The Guarantor is engaged for the purposes of issuance of its
guarantee in support of the principal portion of the Notes.
[0071] Indenture: the agreement entered by and between the Issuer
and the Trustee which governs the administration of the Notes and
to which the Fiscal Agent is an administrative extension.
[0072] Guarantor: the issuer of the Interest Letter of Credit.
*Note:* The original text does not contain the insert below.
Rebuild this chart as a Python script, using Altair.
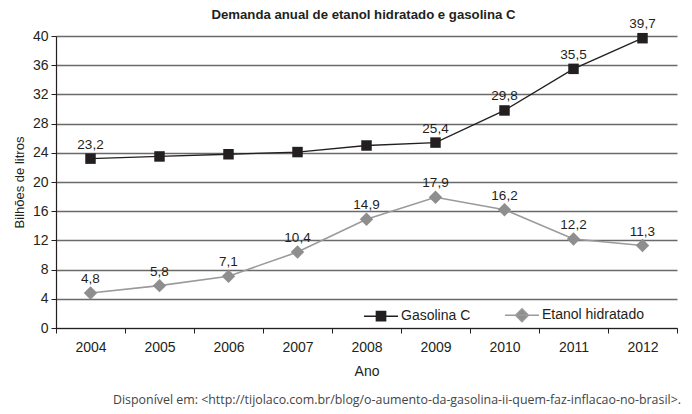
import altair as alt
import pandas as pd

years = ["2004", "2005", "2006", "2007", "2008", "2009", "2010", "2011", "2012"]
gasolina = [23.2, 23.5, 23.8, 24.1, 25.0, 25.4, 29.8, 35.5, 39.7]
gasolina_labels = ["23,2", "", "", "", "", "25,4", "29,8", "35,5", "39,7"]
etanol = [4.8, 5.8, 7.1, 10.4, 14.9, 17.9, 16.2, 12.2, 11.3]
etanol_labels = ["4,8", "5,8", "7,1", "10,4", "14,9", "17,9", "16,2", "12,2", "11,3"]
series = ["Gasolina C", "Etanol hidratado"]
y_ticks = [0, 4, 8, 12, 16, 20, 24, 28, 32, 36, 40]
title_text = "Demanda anual de etanol hidratado e gasolina C"
source_text = "Disponível em: <http://tijolaco.com.br/blog/o-aumento-da-gasolina-ii-quem-faz-inflacao-no-brasil>."

DARK = "#231f20"
GRAY = "#9a9a9a"
FONT = "Liberation Sans"

rows = []
for i, yr in enumerate(years):
    rows.append({"ano": yr, "serie": series[0], "valor": gasolina[i], "rotulo": gasolina_labels[i]})
    rows.append({"ano": yr, "serie": series[1], "valor": etanol[i], "rotulo": etanol_labels[i]})
df = pd.DataFrame(rows)

x_enc = alt.X(
    "ano:O",
    scale=alt.Scale(type="band", paddingInner=0, paddingOuter=0),
    axis=alt.Axis(
        title="Ano", labelAngle=0, tickBand="extent", grid=False,
        labelFontSize=14, labelFont=FONT, labelColor=DARK, labelPadding=7,
        tickSize=5, tickColor=DARK, domainColor=DARK, domainWidth=1.2,
        titleFont=FONT, titleFontSize=14, titleFontWeight="normal", titleColor=DARK, titlePadding=10,
    ),
)
y_enc = alt.Y(
    "valor:Q",
    scale=alt.Scale(domain=[0, 40], nice=False),
    axis=alt.Axis(
        title="Bilhões de litros", values=y_ticks, grid=True, gridColor="#6a6a6a", gridWidth=1.3,
        labelFontSize=14, labelFont=FONT, labelColor=DARK, labelPadding=3,
        tickSize=5, tickColor=DARK, domainColor=DARK, domainWidth=1.2,
        titleFont=FONT, titleFontSize=13, titleFontWeight="normal", titleColor=DARK, titlePadding=6,
    ),
)

base = alt.Chart(df)
gas = base.transform_filter(alt.datum.serie == series[0])
eth = base.transform_filter(alt.datum.serie == series[1])

gas_line = gas.mark_line(color=DARK, strokeWidth=1.3).encode(x=x_enc, y=y_enc)
eth_line = eth.mark_line(color=GRAY, strokeWidth=1.6).encode(x=x_enc, y=y_enc)
gas_pts = gas.mark_point(shape="square", filled=True, size=110, color=DARK, opacity=1).encode(x=x_enc, y=y_enc)
eth_pts = eth.mark_point(shape="diamond", filled=True, size=180, color="#8e8e8e", opacity=1).encode(x=x_enc, y=y_enc)
labels = base.mark_text(dy=-14, fontSize=13.5, font=FONT, color=DARK).encode(x=x_enc, y=y_enc, text="rotulo:N")

path_sq = "M-1,0L1,0M-0.27,-0.27L0.27,-0.27L0.27,0.27L-0.27,0.27Z"
path_dm = "M-1,0L1,0M-0.38,0L0,-0.38L0.38,0L0,0.38Z"
legend_layer = base.transform_filter("false").mark_point(filled=True, opacity=1, strokeWidth=1.5).encode(
    fill=alt.Fill("serie:N", scale=alt.Scale(domain=series, range=[DARK, "#8e8e8e"]), legend=alt.Legend(title=None)),
    stroke=alt.Stroke("serie:N", scale=alt.Scale(domain=series, range=[DARK, GRAY]), legend=alt.Legend(title=None)),
    shape=alt.Shape("serie:N", scale=alt.Scale(domain=series, range=[path_sq, path_dm]), legend=alt.Legend(title=None)),
)

title_mark = alt.Chart(pd.DataFrame({"t": [title_text]})).mark_text(
    align="center", baseline="middle", font=FONT, fontSize=13.2, fontWeight="bold", color=DARK
).encode(x=alt.value(307.5), y=alt.value(-21), text="t:N")

source = alt.Chart(pd.DataFrame({"t": [source_text]})).mark_text(
    align="right", baseline="middle", font="Open Sans", fontSize=12.4, color="#444444"
).encode(x=alt.value(625), y=alt.value(364), text="t:N")

chart = alt.layer(gas_line, eth_line, gas_pts, eth_pts, labels, legend_layer, title_mark, source).properties(
    width=621, height=292,
    autosize=alt.AutoSizeParams(type="none"),
    padding={"left": 48, "top": 28, "right": 7, "bottom": 84},
).configure_view(stroke=None).configure_legend(
    orient="none", legendX=307, legendY=261, direction="horizontal",
    symbolSize=1156, symbolStrokeWidth=1.5, labelFont=FONT, labelFontSize=14, labelColor=DARK,
    labelOffset=2, columnPadding=31,
)

chart.save("out.html", embed_options={"renderer": "svg", "actions": False})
[0073] Interest Letter of Credit: the letter of credit that secures
the payment of interest due under the Notes; usually issued as a
direct-pay letter of credit.
[0074] Investment Account: an interest-bearing, depository account
at the Fiscal Agent's institution designated for the deposit and
disbursement of Note proceeds in favor of certain identified
investments.
[0075] Issuer: a bankruptcy remote special purpose entity which
issues the Notes, makes the offering for the purpose of attracting
investment and subsequently manages and implements the proceeds of
the sale of the Notes prior to the application of the proceeds in a
manner consistent with the investment criteria established upon
Note issuance and as stated in that certain Offering
Memorandum.
[0076] Note: the financial instrument being offered for sale to the
institutional capital markets in accordance with the principles of
the present invention.
[0077] Note Holders: the subscribers; the owners of the Notes which
have been sold via the offering.
[0078] Offering Memorandum: the document which provides the
potential investor with a required description of and disclosure
related to the nature of the Notes being offered for sale.
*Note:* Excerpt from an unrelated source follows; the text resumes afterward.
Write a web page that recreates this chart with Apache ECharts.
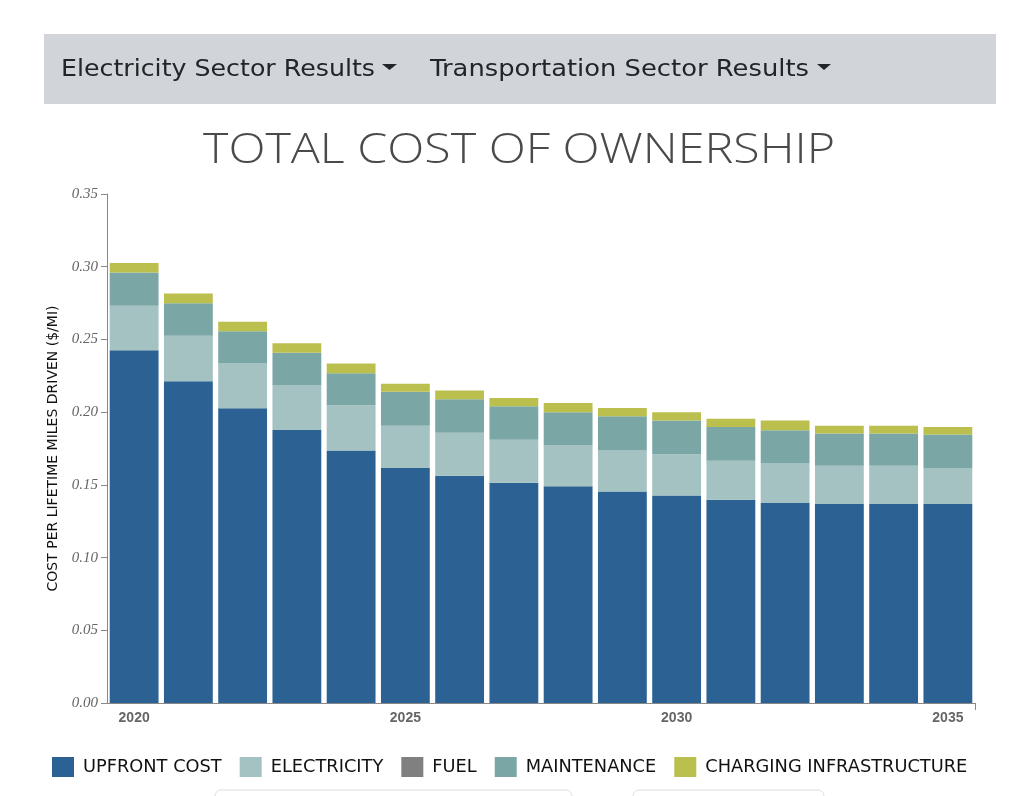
<!DOCTYPE html>
<html>
<head>
<meta charset="utf-8">
<script src="https://cdn.jsdelivr.net/npm/echarts@6/dist/echarts.min.js"></script>
<style>
  html, body { margin: 0; padding: 0; background: #fff; }
  #main { width: 1036px; height: 796px; }
</style>
</head>
<body>
<div id="main"></div>
<script>
const years = ['2020', '2021', '2022', '2023', '2024', '2025', '2026', '2027',
  '2028', '2029', '2030', '2031', '2032', '2033', '2034', '2035']
// $/mi
const upfront = [0.2425, 0.2212, 0.2026, 0.1878, 0.1737, 0.1616, 0.1563, 0.1515,
  0.1490, 0.1455, 0.1426, 0.1398, 0.1376, 0.1369, 0.1369, 0.1369]
const electricity = [0.0307, 0.0314, 0.0308, 0.0306, 0.0310, 0.0291, 0.0296, 0.0296,
  0.0280, 0.0285, 0.0284, 0.0268, 0.0270, 0.0263, 0.0263, 0.0247]
const fuel = [0, 0, 0, 0, 0, 0, 0, 0, 0, 0, 0, 0, 0, 0, 0, 0]
const maintenance = [0.0229, 0.0222, 0.0222, 0.0225, 0.0220, 0.0234, 0.0229, 0.0229,
  0.0229, 0.0231, 0.0232, 0.0232, 0.0229, 0.0222, 0.0222, 0.0231]
const charging = [0.0065, 0.0067, 0.0066, 0.0064, 0.0067, 0.0055, 0.0060, 0.0058,
  0.0064, 0.0058, 0.0057, 0.0057, 0.0067, 0.0053, 0.0053, 0.0051]
const yTicks = [0, 0.05, 0.10, 0.15, 0.20, 0.25, 0.30, 0.35]

const chart = echarts.init(document.getElementById('main'))

// the page font (Montserrat) is not installed, so stretch a local one to the same width
const ctx = document.createElement('canvas').getContext('2d')
function wideText(text, font, x, y, width, fill) {
  ctx.font = font
  const w = ctx.measureText(text).width
  return {
    type: 'text', x, y, scaleX: width / w, originX: 0,
    style: { text, font, fill, verticalAlign: 'middle' }
  }
}
const caret = (x1, x2, y1, y2) => ({
  type: 'polygon',
  shape: { points: [[x1, y1], [x2, y1], [(x1 + x2) / 2, y2]] },
  style: { fill: '#212529' }
})

const every5 = (i) => i % 5 === 0
const bar = (name, data, color) => ({
  name, data, type: 'bar', stack: 'tco',
  barCategoryGap: '10%',
  itemStyle: { color },
  emphasis: { disabled: true }
})

chart.setOption({
  animation: false,
  graphic: [
    { type: 'rect', shape: { x: 44, y: 34, width: 952, height: 70 }, style: { fill: '#d1d5d9' } },
    wideText('Electricity Sector Results', '23px "DejaVu Sans"', 61, 70, 314, '#212529'),
    caret(382, 397, 64, 70),
    wideText('Transportation Sector Results', '23px "DejaVu Sans"', 430, 70, 379, '#212529'),
    caret(817, 831, 64, 70),
    wideText('TOTAL COST OF OWNERSHIP', '300 42px "Open Sans"', 203, 151, 632, '#4a4a4a'),
    // right end tick of the x axis
    { type: 'line', shape: { x1: 975.5, y1: 703, x2: 975.5, y2: 710 }, style: { stroke: '#888', lineWidth: 1 } },
    // partial buttons at the bottom
    { type: 'rect', shape: { x: 215, y: 790, width: 357, height: 30, r: 6 }, style: { fill: '#fff', stroke: '#ddd', lineWidth: 1 } },
    { type: 'rect', shape: { x: 633, y: 790, width: 191, height: 30, r: 6 }, style: { fill: '#fff', stroke: '#ddd', lineWidth: 1 } }
  ],
  legend: {
    left: 47, top: 752,
    itemWidth: 22, itemHeight: 20, itemGap: 18,
    icon: 'rect',
    selectedMode: false,
    textStyle: { fontFamily: 'DejaVu Sans', fontSize: 17.8, color: '#111', padding: [0, 0, 0, 4] },
    data: ['UPFRONT COST', 'ELECTRICITY', 'FUEL', 'MAINTENANCE', 'CHARGING INFRASTRUCTURE']
  },
  grid: { left: 107, right: 61, top: 194, bottom: 93 },
  xAxis: {
    type: 'category',
    data: years,
    boundaryGap: true,
    axisLine: { lineStyle: { color: '#888' } },
    axisTick: { alignWithLabel: true, interval: every5, length: 6, lineStyle: { color: '#888' } },
    axisLabel: { interval: every5, fontFamily: 'Liberation Sans', fontWeight: 'bold', fontSize: 14, color: '#666', margin: 8 }
  },
  yAxis: {
    type: 'value',
    min: 0, max: 0.35, interval: 0.05,
    name: 'COST PER LIFETIME MILES DRIVEN ($/MI)',
    nameLocation: 'middle',
    nameGap: 47,
    nameTextStyle: { fontFamily: 'DejaVu Sans', fontSize: 14, color: '#111' },
    axisLine: { show: true, lineStyle: { color: '#888' } },
    axisTick: { show: true, length: 6, lineStyle: { color: '#888' } },
    splitLine: { show: false },
    axisLabel: {
      fontFamily: 'Liberation Serif', fontStyle: 'italic', fontSize: 15, color: '#666', margin: 9,
      formatter: (v) => yTicks.some((t) => Math.abs(t - v) < 1e-9) ? v.toFixed(2) : ''
    }
  },
  series: [
    bar('UPFRONT COST', upfront, '#2b6193'),
    bar('ELECTRICITY', electricity, '#a3c2c1'),
    bar('FUEL', fuel, '#808080'),
    bar('MAINTENANCE', maintenance, '#7aa6a5'),
    bar('CHARGING INFRASTRUCTURE', charging, '#bbbf4e')
  ]
})
</script>
</body>
</html>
[0079] Principal Letter(s) of Credit: the Letter(s) of Credit which
secure the payment of the principal portion of the Converted
Notes.
[0080] Private Placement Agent: the entity which is expressly
responsible for the marketing of the offering on behalf of the
Issuer.
[0081] Remarketing Agent: the entity that is engaged at the time of
offering of any alternative entity substituted therefore at any
time subsequent thereto for the remarketing or resale of any
tendered Notes during the life of the Notes.
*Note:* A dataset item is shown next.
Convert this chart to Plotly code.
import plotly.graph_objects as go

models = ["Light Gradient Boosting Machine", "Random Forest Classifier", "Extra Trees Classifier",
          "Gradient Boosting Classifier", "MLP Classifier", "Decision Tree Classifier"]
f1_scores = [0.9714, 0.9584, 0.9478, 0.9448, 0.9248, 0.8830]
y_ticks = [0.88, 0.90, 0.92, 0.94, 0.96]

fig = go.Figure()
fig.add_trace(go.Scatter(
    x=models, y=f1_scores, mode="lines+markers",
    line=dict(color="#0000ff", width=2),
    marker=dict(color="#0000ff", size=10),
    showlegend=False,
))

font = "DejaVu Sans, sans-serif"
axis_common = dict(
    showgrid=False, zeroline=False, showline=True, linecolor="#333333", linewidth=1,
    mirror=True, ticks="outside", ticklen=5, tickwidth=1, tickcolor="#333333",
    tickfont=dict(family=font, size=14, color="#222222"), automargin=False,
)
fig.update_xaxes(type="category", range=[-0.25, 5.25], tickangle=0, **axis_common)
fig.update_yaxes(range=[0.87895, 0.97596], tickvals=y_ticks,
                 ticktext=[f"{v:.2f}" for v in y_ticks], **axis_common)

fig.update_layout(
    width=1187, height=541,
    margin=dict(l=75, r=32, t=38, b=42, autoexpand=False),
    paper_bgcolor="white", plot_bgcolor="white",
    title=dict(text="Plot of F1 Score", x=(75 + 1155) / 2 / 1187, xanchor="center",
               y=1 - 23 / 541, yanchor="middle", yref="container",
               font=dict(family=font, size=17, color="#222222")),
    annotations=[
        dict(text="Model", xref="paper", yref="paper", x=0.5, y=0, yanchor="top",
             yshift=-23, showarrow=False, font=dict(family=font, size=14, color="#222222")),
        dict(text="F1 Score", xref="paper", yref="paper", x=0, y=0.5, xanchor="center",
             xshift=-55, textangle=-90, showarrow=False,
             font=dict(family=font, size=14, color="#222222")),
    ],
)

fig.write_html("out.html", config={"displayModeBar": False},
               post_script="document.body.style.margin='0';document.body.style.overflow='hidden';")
[0082] Reserve Account: an interest bearing, depository account at
the Fiscal Agent's or Guarantor's institution designated for the
reservation and holding of funds as security for the Convertible
Notes during the Reserve Period, but, however, prior to the
Conversion Date of the Convertible Notes.
[0083] Reserved Note Proceeds: those Note proceeds which are placed
on deposit in the Reserve Account for the purpose of cash-securing
the principal portion of the Convertible Notes during the Reserve
Period but, however, prior to the Conversion Date of the
Convertible Notes.
[0084] Reserve Period: that period of time while Note proceeds are
held in the Reserve Account.
[0085] Subscribers: those entities, parties or individuals who
purchase the Notes, consisting primarily of institutional investors
(such as for example money market funds), corporations, trust
departments and, to a lesser extent, high net worth
individuals.
[0086] Trustee: the entity responsible for the administration of
the Notes for the benefit of the Issuer and the Note Holders
throughout the life of the Notes; governed by the terms and
conditions of the Indenture executed with the Issuer.
[0087] Variable Rate Demand Notes (VRDNs): short-term floating rate
debt instruments that may be credit enhanced by application of a
bank letter of credit or a municipal bond insurance policy.